Pada saat penari mengalungkan selendang tipis itu ke leher laki-laki sesuai kehendaknya maka tamu harus ngibing (menari) di arena. Penonton gembira dan memberi applaus saat gerak penari menciptakan efek lucu. Namun jarak penari perempuan dengan tamu tidak boleh dekat, apalagi menyentuh bagian tubuh tertentu atau menyelipkan uang ke bagian sensitif perempuan. Berdasar keterangan budayawan Cirebon, Kartani, Tayub dirusak oleh kehadiran VOC yang membawa minuman keras dan mengajak tidur penari perempuan dengan sejumlah upah. 


Jum`at  31 Agustus 2012

Jalan-jalan menikmati bentor (becak motor) di Kota Baubau dari Jln. Diponegoro menuju Pantai Kamali. Waktu luang untuk mengenal kota indah dengan Benteng Portugis-nya, kota tepi pantai namun berbukit dengan udara relatif nyaman. Pantai Kamali ditandai dengan patung kepala naga. Konon patung ini dibangun berdasar hitungan fengshui untuk kemajuan masyarakat Baubau. Patung ekor naga dibangun di Palagimata, depan kantor walikota, daerah berbukit dengan pemandangan laut dan di kejauhan nampak Pulau Makassar.
Pantai Kamali yang panas siang itu kurang memberi sentuhan, terlebih menjelang shalat Jum`at harus kembali ke penginapan. Usai shalat Jum`at, di mesjid Muijahidin pertigaan Tanah Abang Jalan Diponegoro, sekitar 200 meter dari penginapan saya memilih tidur. Lelah menempuh perjalanan tiga hari di tengah laut sepertinya terbayar lunas dengan tidur bakda shalat Jum`at hingga terbangun pukul 16-an di Wisma Hing Amimah. Terbangun  karena bunyi pukulan gamelan yang dimainkan nayaga Keraton Kanoman yang hendak mematangkan prosesi kirab prajurit. Pemantapan kirab prjaurit itu dilakukan di lapangan volley komplek Polres Baubau. 

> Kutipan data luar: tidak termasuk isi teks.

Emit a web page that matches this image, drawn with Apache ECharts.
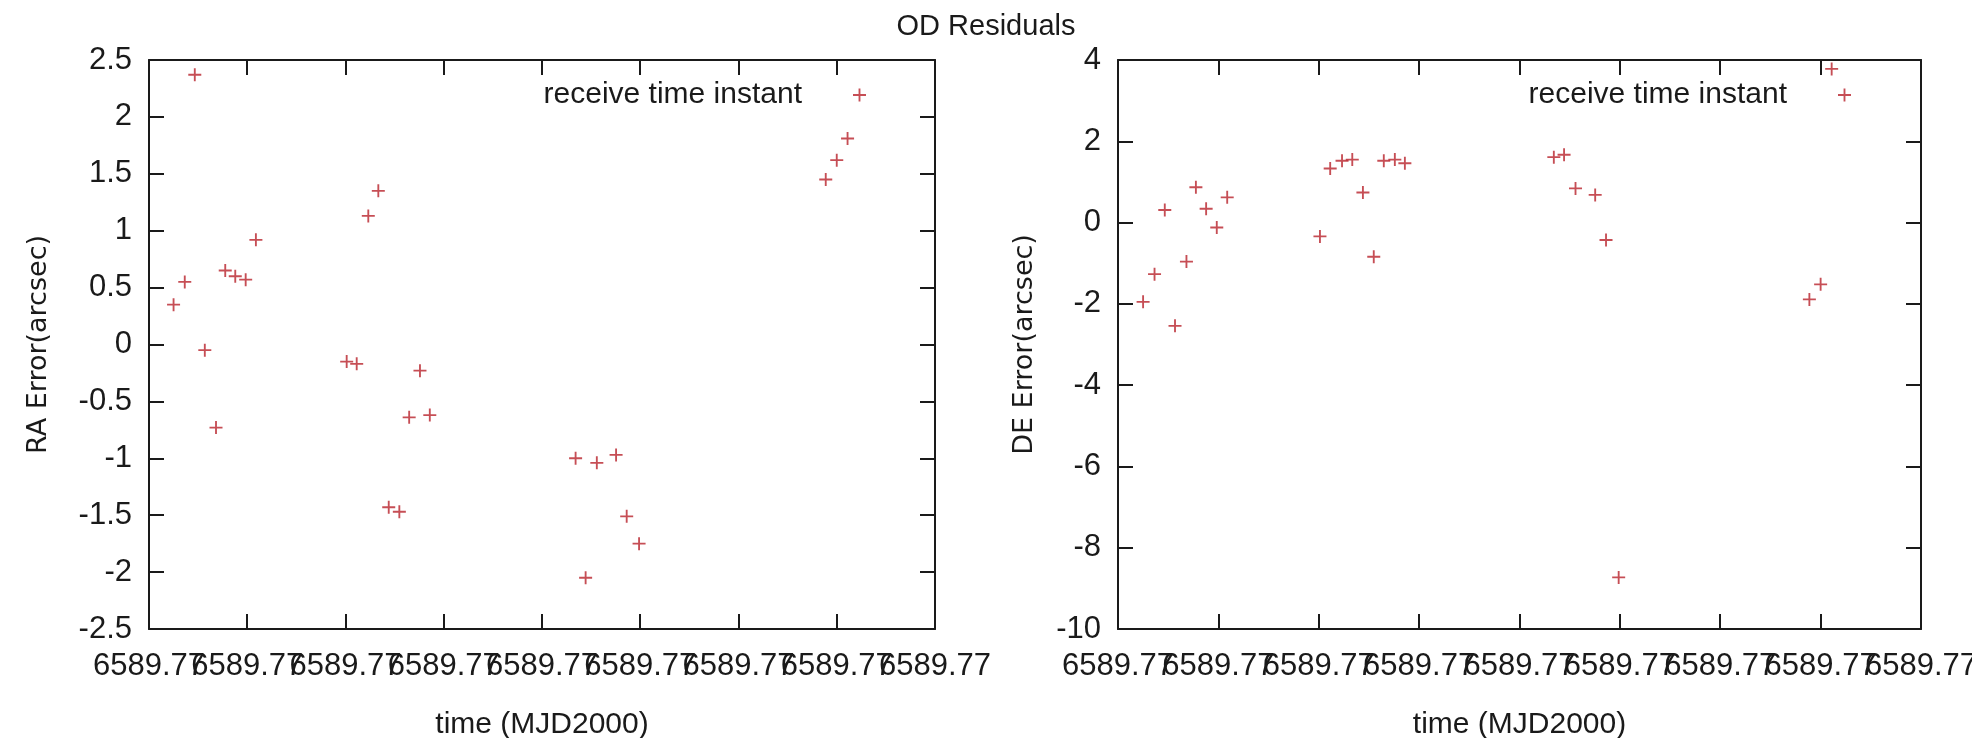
<!DOCTYPE html>
<html>
<head>
<meta charset="utf-8">
<title>OD Residuals</title>
<script src="https://cdn.jsdelivr.net/npm/echarts@6/dist/echarts.min.js"></script>
<style>
  html, body { margin: 0; padding: 0; background: #fff; }
  #main { width: 1972px; height: 738px; }
</style>
</head>
<body>
<div id="main"></div>
<script>
// observation epochs, MJD2000 (shared by both panels)
const timeMJD = [
  6589.770125, 6589.770182, 6589.770233, 6589.770284, 6589.770341, 6589.770388,
  6589.770439, 6589.770492, 6589.770544,
  6589.771006, 6589.771057, 6589.771116, 6589.771167, 6589.771220, 6589.771274,
  6589.771324, 6589.771379, 6589.771429,
  6589.772171, 6589.772222, 6589.772279, 6589.772377, 6589.772431, 6589.772494,
  6589.773444, 6589.773500, 6589.773555
];
// right ascension residuals (arcsec)
const raError = [
  0.35, 0.55, 2.37, -0.05, -0.73, 0.65, 0.60, 0.57, 0.92,
  -0.15, -0.17, 1.13, 1.35, -1.43, -1.47, -0.64, -0.23, -0.62,
  -1.00, -2.05, -1.04, -0.97, -1.51, -1.75,
  1.45, 1.62, 1.81
];
// declination residuals (arcsec)
const deError = [
  -1.95, -1.27, 0.31, -2.54, -0.96, 0.87, 0.34, -0.12, 0.62,
  -0.34, 1.33, 1.52, 1.55, 0.74, -0.84, 1.52, 1.55, 1.46,
  1.61, 1.67, 0.84, 0.68, -0.43, -8.73,
  -1.89, -1.52, 3.78
];
const xTickLabels = [
  '6589.77', '6589.77', '6589.77', '6589.77', '6589.77',
  '6589.77', '6589.77', '6589.77', '6589.77'
];
const seriesName = 'receive time instant';

const xMin = 6589.77, xMax = 6589.774, xStep = 0.0005;
const FONT = "'Liberation Sans', Arial, sans-serif";
const NAME_FONT = "'DejaVu Sans', Verdana, sans-serif";
const ink = '#1a1a1a';
const red = '#b8222a';
const plus = 'path://M6,0H8V6H14V8H8V14H6V8H0V6H6Z';

// parity: 0 / 1 = bottom axis carrying the even / odd tick labels
// (split in two so the overlapping labels are all kept), null = top mirror
function timeAxis(gridIndex, position, parity) {
  const labelled = parity !== null;
  return {
    type: 'value',
    gridIndex: gridIndex,
    position: position,
    offset: 0,
    min: xMin,
    max: xMax,
    interval: xStep,
    name: parity === 0 ? 'time (MJD2000)' : '',
    nameLocation: 'middle',
    nameGap: 81,
    nameTextStyle: { fontFamily: FONT, fontSize: 30, color: ink },
    axisLine: { show: parity !== 1, onZero: false, lineStyle: { color: ink, width: 2 } },
    axisTick: { show: parity !== 1, inside: true, length: 15, lineStyle: { color: ink, width: 2 } },
    axisLabel: {
      show: labelled,
      showMinLabel: true,
      showMaxLabel: true,
      margin: 22,
      fontFamily: FONT,
      fontSize: 31,
      color: ink,
      formatter: function (v) {
        const i = Math.round((v - xMin) / xStep);
        return i % 2 === parity ? xTickLabels[i] : '';
      }
    },
    splitLine: { show: false }
  };
}

function errAxis(gridIndex, position, min, max, step, name, gap) {
  const left = position === 'left';
  return {
    type: 'value',
    gridIndex: gridIndex,
    position: position,
    min: min,
    max: max,
    interval: step,
    name: left ? name : '',
    nameLocation: 'middle',
    nameGap: gap,
    nameTextStyle: { fontFamily: NAME_FONT, fontSize: 27, color: ink },
    axisLine: { show: true, onZero: false, lineStyle: { color: ink, width: 2 } },
    axisTick: { show: true, inside: true, length: 15, lineStyle: { color: ink, width: 2 } },
    axisLabel: {
      show: left, showMinLabel: true, showMaxLabel: true,
      margin: 17, fontFamily: FONT, fontSize: 31, color: ink
    },
    splitLine: { show: false }
  };
}

function legendAt(right) {
  return {
    data: [seriesName],
    right: right,
    top: 80,
    padding: 0,
    align: 'right',
    orient: 'horizontal',
    itemWidth: 13,
    itemHeight: 13,
    selectedMode: false,
    textStyle: { fontFamily: FONT, fontSize: 30, color: ink, padding: [0, 46, 0, 0] }
  };
}

function scatter(idx, values) {
  return {
    name: seriesName,
    type: 'scatter',
    xAxisIndex: idx * 3,
    yAxisIndex: idx * 2,
    symbol: plus,
    symbolSize: 13,
    itemStyle: { color: red },
    emphasis: { disabled: true },
    data: timeMJD.map((t, i) => [t, values[i]])
  };
}

const chart = echarts.init(document.getElementById('main'));
chart.setOption({
  backgroundColor: '#fff',
  animation: false,
  title: {
    text: 'OD Residuals',
    left: 'center',
    top: 12,
    padding: 0,
    textStyle: { fontFamily: FONT, fontSize: 29, fontWeight: 'normal', color: ink }
  },
  legend: [legendAt(1106), legendAt(121)],
  grid: [
    { left: 149, top: 60, width: 786, height: 569, containLabel: false, outerBoundsMode: 'none' },
    { left: 1118, top: 60, width: 803, height: 569, containLabel: false, outerBoundsMode: 'none' }
  ],
  xAxis: [
    timeAxis(0, 'bottom', 0), timeAxis(0, 'bottom', 1), timeAxis(0, 'top', null),
    timeAxis(1, 'bottom', 0), timeAxis(1, 'bottom', 1), timeAxis(1, 'top', null)
  ],
  yAxis: [
    errAxis(0, 'left', -2.5, 2.5, 0.5, 'RA Error(arcsec)', 97),
    errAxis(0, 'right', -2.5, 2.5, 0.5, '', 0),
    errAxis(1, 'left', -10, 4, 2, 'DE Error(arcsec)', 80),
    errAxis(1, 'right', -10, 4, 2, '', 0)
  ],
  series: [scatter(0, raError), scatter(1, deError)]
});
</script>
</body>
</html>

Kendati tidak mengenakan kostum kirab dan tidak membawa semua perlengkapan, namun berhasil menyedot perhatian warga masyarakat sekitar. Sore itu diiringi tabuhan gamelan dan gerak prajurit Keraton Kanoman, proses pemantapan kirab disaksikan warga komplek Polres. Perbincangan pun berlangsung, warga yang bertanya serta pertanyaan kami tentang konteks Baubau saat ini. 

Kegiatan malam lebih banyak dihabiskan dengan berbincang bersama teman-teman serombongan, berkenalan dengan warga Baubau yang terdekat dan terlibat dalam kegiatan kontingen Keraton Kanoman. Ada pula yang jalan-jalan malam mengitari kota, dan terbanyak memilih santai di wisma sambil nonton televisi.

Sabtu, 1 September 2012

Mengikuti seminar nasional bertajuk : Pusaka Kota Raja Sebagai Pusat Budaya Kreatif dengan sub judul Korupsi: Pusaka Atau Pusara di aula kantor Walikota Baubau. Menghadirkan Dirjen Kementerian Pariwisata dan Ekonomi Kreatif, Ukus Kuswara sebagai keynote speaker, dibuka oleh Walikota Baubau. Menghadirkan Tony Rusdiansyah Phd, antropolog UI; Asfarinal, Direktur Eksekutif Jaringan Kota Pusaka Indonesia (JKPI); Juju Masunah dari kementerian Pariwisata dan Ekonomi Kreatif dan Dosen  Universitas Pendidikan Indonesia (UPI) Bandung, dan empat pembicara lain untuk sesi kedua.

Tony membahas spirit ekonomi kreatif berdasar sejarah Buton dengan mempertanyakan kreativitas masyarakat Buton. Pembelajaran dari masa lalu, masihkah ia ada di masa kini? Pada prinsipnya, antropologi masyarakat Buton menurut Tony merupakan resiprokalitas yang berangkat dari kata pobinci binciki kuli, saling menghargai-saling menghormati-saling melindungi. Ia juga menerangkan globalisasi telah masuk ke Buton berabad lalu dengan ciri diplomasi budaya, pernikahan antar keluarga kerajaan dengan kerajaan lain, dan munculnya persekutuan yang menepis sara (limbo).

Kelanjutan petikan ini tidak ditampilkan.